Local Home Prices Up 4.1% Annually

home prices
Home prices | Image by MMD Creative

North Texas home prices are up over 4% in the last 12 months, a new study says.  

Home prices in the Dallas-Plano-Irving metro area fell 1.3% in October from a month earlier but remain 4.1% up on the year, according to the First American Data & Analytics Monthly Home Price Index (HPI) report.

With mortgage rates hitting 8% last month, homeowners who locked in a competitive mortgage rate were not keen to part ways with their property in October, according to Mark Fleming, chief economist at First American, in a press release for the report.

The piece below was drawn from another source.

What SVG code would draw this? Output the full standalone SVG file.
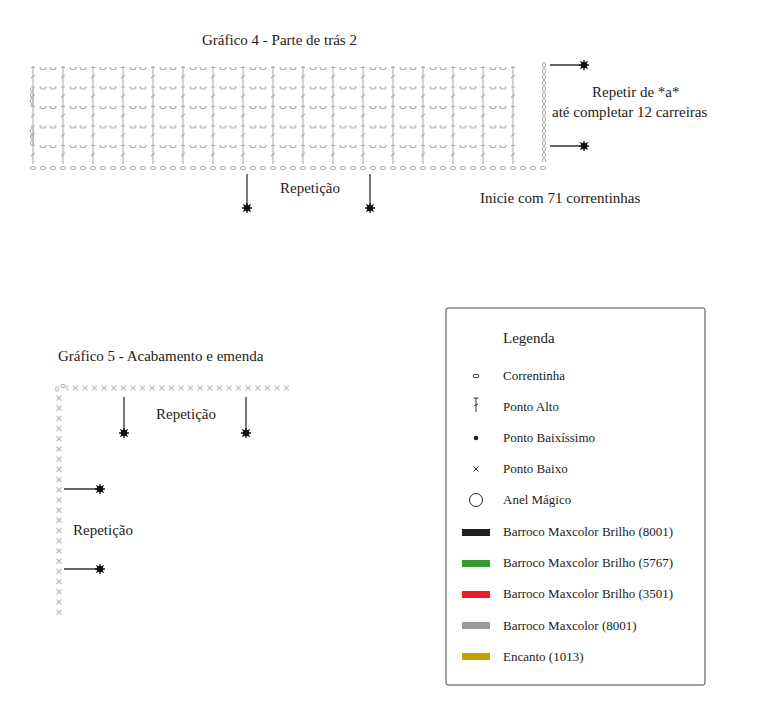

“While the surge in long-term bond yields drove mortgage rates to 8 percent, sellers continued their ‘supplier’s strike’ and continued to hold back housing supply, Fleming said. “Preliminary October sale prices continue to indicate that the lack of supply is constraining the market more than sinking affordability, which reached another record low last month.”

In general, soaring home prices and rising mortgage rates have priced many local homebuyers out of the market over the last year, as reported by The Dallas Express. From October 2022 to October 2023, starter-tier, mid-tier, and luxury homes all saw annual increases throughout the Dallas-Plano-Irving metro area. 

Over the past 12 months, starter-tier homes in the region rose 3.5%, mid-tier homes increased 2.3%, and luxury homes jumped 4.2%, according to the report. The year-over-year growth in the HPI was 3.8% for Texas. 

“While resilient first-time home buyer demand and ongoing supply shortages kept price growth in the starter tier of the market strong, the luxury end of the market surprised with unexpected surges in price appreciation,” said Fleming.

 “Luxury-tier buyers typically already own homes and are trading up, despite taking on a mortgage rate on the home they purchase that is well above the rate on the home they sell.

First American’s report tracks home price changes less than four weeks behind real-time at the national, state, and metropolitan levels.